### Prompt
Write out each line of the listing as it stands, without the images.

↓↓↓

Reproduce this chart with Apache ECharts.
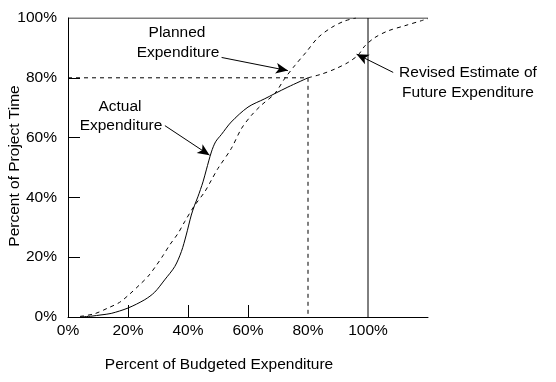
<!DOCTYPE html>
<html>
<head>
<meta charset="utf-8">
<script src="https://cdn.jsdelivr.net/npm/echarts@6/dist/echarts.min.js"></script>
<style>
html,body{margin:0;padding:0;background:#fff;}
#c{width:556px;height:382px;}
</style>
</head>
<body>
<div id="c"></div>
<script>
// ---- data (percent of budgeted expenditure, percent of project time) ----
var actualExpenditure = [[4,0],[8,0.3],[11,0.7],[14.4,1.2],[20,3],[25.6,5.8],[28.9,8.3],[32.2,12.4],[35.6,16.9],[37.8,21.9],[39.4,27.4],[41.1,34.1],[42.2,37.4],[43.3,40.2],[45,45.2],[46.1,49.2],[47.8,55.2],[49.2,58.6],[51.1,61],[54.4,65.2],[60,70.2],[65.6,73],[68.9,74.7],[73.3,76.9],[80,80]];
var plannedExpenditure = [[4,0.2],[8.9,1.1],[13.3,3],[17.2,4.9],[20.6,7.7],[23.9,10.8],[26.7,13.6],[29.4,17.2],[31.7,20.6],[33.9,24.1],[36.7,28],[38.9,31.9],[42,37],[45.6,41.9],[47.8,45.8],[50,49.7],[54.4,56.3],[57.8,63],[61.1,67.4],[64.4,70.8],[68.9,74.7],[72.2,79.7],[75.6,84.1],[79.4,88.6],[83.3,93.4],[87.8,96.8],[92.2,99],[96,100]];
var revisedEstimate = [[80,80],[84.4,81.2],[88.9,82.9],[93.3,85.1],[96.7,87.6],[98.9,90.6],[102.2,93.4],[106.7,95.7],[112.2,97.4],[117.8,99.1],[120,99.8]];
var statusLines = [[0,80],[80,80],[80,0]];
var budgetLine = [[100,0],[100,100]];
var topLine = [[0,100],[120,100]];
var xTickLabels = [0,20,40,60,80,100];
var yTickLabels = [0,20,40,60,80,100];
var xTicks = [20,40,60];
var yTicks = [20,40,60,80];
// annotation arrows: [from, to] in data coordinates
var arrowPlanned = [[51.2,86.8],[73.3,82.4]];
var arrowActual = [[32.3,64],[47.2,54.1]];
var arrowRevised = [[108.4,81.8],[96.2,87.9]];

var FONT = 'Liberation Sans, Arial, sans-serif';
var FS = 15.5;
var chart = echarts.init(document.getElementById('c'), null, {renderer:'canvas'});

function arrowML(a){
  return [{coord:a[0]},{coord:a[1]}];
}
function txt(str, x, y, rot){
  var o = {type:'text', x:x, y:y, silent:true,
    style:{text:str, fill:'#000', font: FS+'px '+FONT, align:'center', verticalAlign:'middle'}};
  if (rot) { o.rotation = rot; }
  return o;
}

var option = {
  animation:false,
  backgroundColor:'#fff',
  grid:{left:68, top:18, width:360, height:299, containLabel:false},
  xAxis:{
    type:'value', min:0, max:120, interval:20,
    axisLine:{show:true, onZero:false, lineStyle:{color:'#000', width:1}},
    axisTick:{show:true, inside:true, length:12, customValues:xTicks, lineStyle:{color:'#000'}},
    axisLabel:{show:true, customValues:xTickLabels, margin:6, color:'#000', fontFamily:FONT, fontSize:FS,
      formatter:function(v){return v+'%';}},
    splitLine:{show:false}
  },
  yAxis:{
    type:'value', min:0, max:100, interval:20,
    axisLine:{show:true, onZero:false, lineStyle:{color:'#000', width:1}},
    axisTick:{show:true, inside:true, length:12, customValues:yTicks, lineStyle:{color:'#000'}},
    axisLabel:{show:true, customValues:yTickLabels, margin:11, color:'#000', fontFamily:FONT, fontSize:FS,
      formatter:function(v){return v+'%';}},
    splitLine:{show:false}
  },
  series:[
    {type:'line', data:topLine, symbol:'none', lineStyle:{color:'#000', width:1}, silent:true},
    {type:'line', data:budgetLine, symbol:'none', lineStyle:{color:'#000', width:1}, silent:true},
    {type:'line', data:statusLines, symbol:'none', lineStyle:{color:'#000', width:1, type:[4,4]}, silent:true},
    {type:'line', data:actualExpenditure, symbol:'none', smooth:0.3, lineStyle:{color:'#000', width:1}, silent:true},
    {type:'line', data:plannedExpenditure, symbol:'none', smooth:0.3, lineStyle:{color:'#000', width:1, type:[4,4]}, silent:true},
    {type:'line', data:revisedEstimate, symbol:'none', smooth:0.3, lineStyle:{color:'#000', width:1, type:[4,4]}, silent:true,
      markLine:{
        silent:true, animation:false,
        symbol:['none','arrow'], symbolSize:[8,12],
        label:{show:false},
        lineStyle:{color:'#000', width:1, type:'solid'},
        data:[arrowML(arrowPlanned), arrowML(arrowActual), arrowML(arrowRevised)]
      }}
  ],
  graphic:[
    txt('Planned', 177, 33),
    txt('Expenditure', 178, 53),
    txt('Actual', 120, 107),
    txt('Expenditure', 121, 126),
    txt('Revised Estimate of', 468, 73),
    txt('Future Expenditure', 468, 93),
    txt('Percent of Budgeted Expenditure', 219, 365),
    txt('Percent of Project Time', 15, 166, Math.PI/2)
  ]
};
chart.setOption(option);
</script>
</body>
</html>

↑↑↑

### Output below
Reproduce this chart with Apache ECharts.
<!DOCTYPE html>
<html>
<head>
<meta charset="utf-8">
<script src="https://cdn.jsdelivr.net/npm/echarts@6/dist/echarts.min.js"></script>
<style>
html,body{margin:0;padding:0;background:#fff;}
#c{width:556px;height:382px;}
</style>
</head>
<body>
<div id="c"></div>
<script>
// ---- data (percent of budgeted expenditure, percent of project time) ----
var actualExpenditure = [[4,0],[8,0.3],[11,0.7],[14.4,1.2],[20,3],[25.6,5.8],[28.9,8.3],[32.2,12.4],[35.6,16.9],[37.8,21.9],[39.4,27.4],[41.1,34.1],[42.2,37.4],[43.3,40.2],[45,45.2],[46.1,49.2],[47.8,55.2],[49.2,58.6],[51.1,61],[54.4,65.2],[60,70.2],[65.6,73],[68.9,74.7],[73.3,76.9],[80,80]];
var plannedExpenditure = [[4,0.2],[8.9,1.1],[13.3,3],[17.2,4.9],[20.6,7.7],[23.9,10.8],[26.7,13.6],[29.4,17.2],[31.7,20.6],[33.9,24.1],[36.7,28],[38.9,31.9],[42,37],[45.6,41.9],[47.8,45.8],[50,49.7],[54.4,56.3],[57.8,63],[61.1,67.4],[64.4,70.8],[68.9,74.7],[72.2,79.7],[75.6,84.1],[79.4,88.6],[83.3,93.4],[87.8,96.8],[92.2,99],[96,100]];
var revisedEstimate = [[80,80],[84.4,81.2],[88.9,82.9],[93.3,85.1],[96.7,87.6],[98.9,90.6],[102.2,93.4],[106.7,95.7],[112.2,97.4],[117.8,99.1],[120,99.8]];
var statusLines = [[0,80],[80,80],[80,0]];
var budgetLine = [[100,0],[100,100]];
var topLine = [[0,100],[120,100]];
var xTickLabels = [0,20,40,60,80,100];
var yTickLabels = [0,20,40,60,80,100];
var xTicks = [20,40,60];
var yTicks = [20,40,60,80];
// annotation arrows: [from, to] in data coordinates
var arrowPlanned = [[51.2,86.8],[73.3,82.4]];
var arrowActual = [[32.3,64],[47.2,54.1]];
var arrowRevised = [[108.4,81.8],[96.2,87.9]];

var FONT = 'Liberation Sans, Arial, sans-serif';
var FS = 15.5;
var chart = echarts.init(document.getElementById('c'), null, {renderer:'canvas'});

function arrowML(a){
  return [{coord:a[0]},{coord:a[1]}];
}
function txt(str, x, y, rot){
  var o = {type:'text', x:x, y:y, silent:true,
    style:{text:str, fill:'#000', font: FS+'px '+FONT, align:'center', verticalAlign:'middle'}};
  if (rot) { o.rotation = rot; }
  return o;
}

var option = {
  animation:false,
  backgroundColor:'#fff',
  grid:{left:68, top:18, width:360, height:299, containLabel:false},
  xAxis:{
    type:'value', min:0, max:120, interval:20,
    axisLine:{show:true, onZero:false, lineStyle:{color:'#000', width:1}},
    axisTick:{show:true, inside:true, length:12, customValues:xTicks, lineStyle:{color:'#000'}},
    axisLabel:{show:true, customValues:xTickLabels, margin:6, color:'#000', fontFamily:FONT, fontSize:FS,
      formatter:function(v){return v+'%';}},
    splitLine:{show:false}
  },
  yAxis:{
    type:'value', min:0, max:100, interval:20,
    axisLine:{show:true, onZero:false, lineStyle:{color:'#000', width:1}},
    axisTick:{show:true, inside:true, length:12, customValues:yTicks, lineStyle:{color:'#000'}},
    axisLabel:{show:true, customValues:yTickLabels, margin:11, color:'#000', fontFamily:FONT, fontSize:FS,
      formatter:function(v){return v+'%';}},
    splitLine:{show:false}
  },
  series:[
    {type:'line', data:topLine, symbol:'none', lineStyle:{color:'#000', width:1}, silent:true},
    {type:'line', data:budgetLine, symbol:'none', lineStyle:{color:'#000', width:1}, silent:true},
    {type:'line', data:statusLines, symbol:'none', lineStyle:{color:'#000', width:1, type:[4,4]}, silent:true},
    {type:'line', data:actualExpenditure, symbol:'none', smooth:0.3, lineStyle:{color:'#000', width:1}, silent:true},
    {type:'line', data:plannedExpenditure, symbol:'none', smooth:0.3, lineStyle:{color:'#000', width:1, type:[4,4]}, silent:true},
    {type:'line', data:revisedEstimate, symbol:'none', smooth:0.3, lineStyle:{color:'#000', width:1, type:[4,4]}, silent:true,
      markLine:{
        silent:true, animation:false,
        symbol:['none','arrow'], symbolSize:[8,12],
        label:{show:false},
        lineStyle:{color:'#000', width:1, type:'solid'},
        data:[arrowML(arrowPlanned), arrowML(arrowActual), arrowML(arrowRevised)]
      }}
  ],
  graphic:[
    txt('Planned', 177, 33),
    txt('Expenditure', 178, 53),
    txt('Actual', 120, 107),
    txt('Expenditure', 121, 126),
    txt('Revised Estimate of', 468, 73),
    txt('Future Expenditure', 468, 93),
    txt('Percent of Budgeted Expenditure', 219, 365),
    txt('Percent of Project Time', 15, 166, Math.PI/2)
  ]
};
chart.setOption(option);
</script>
</body>
</html>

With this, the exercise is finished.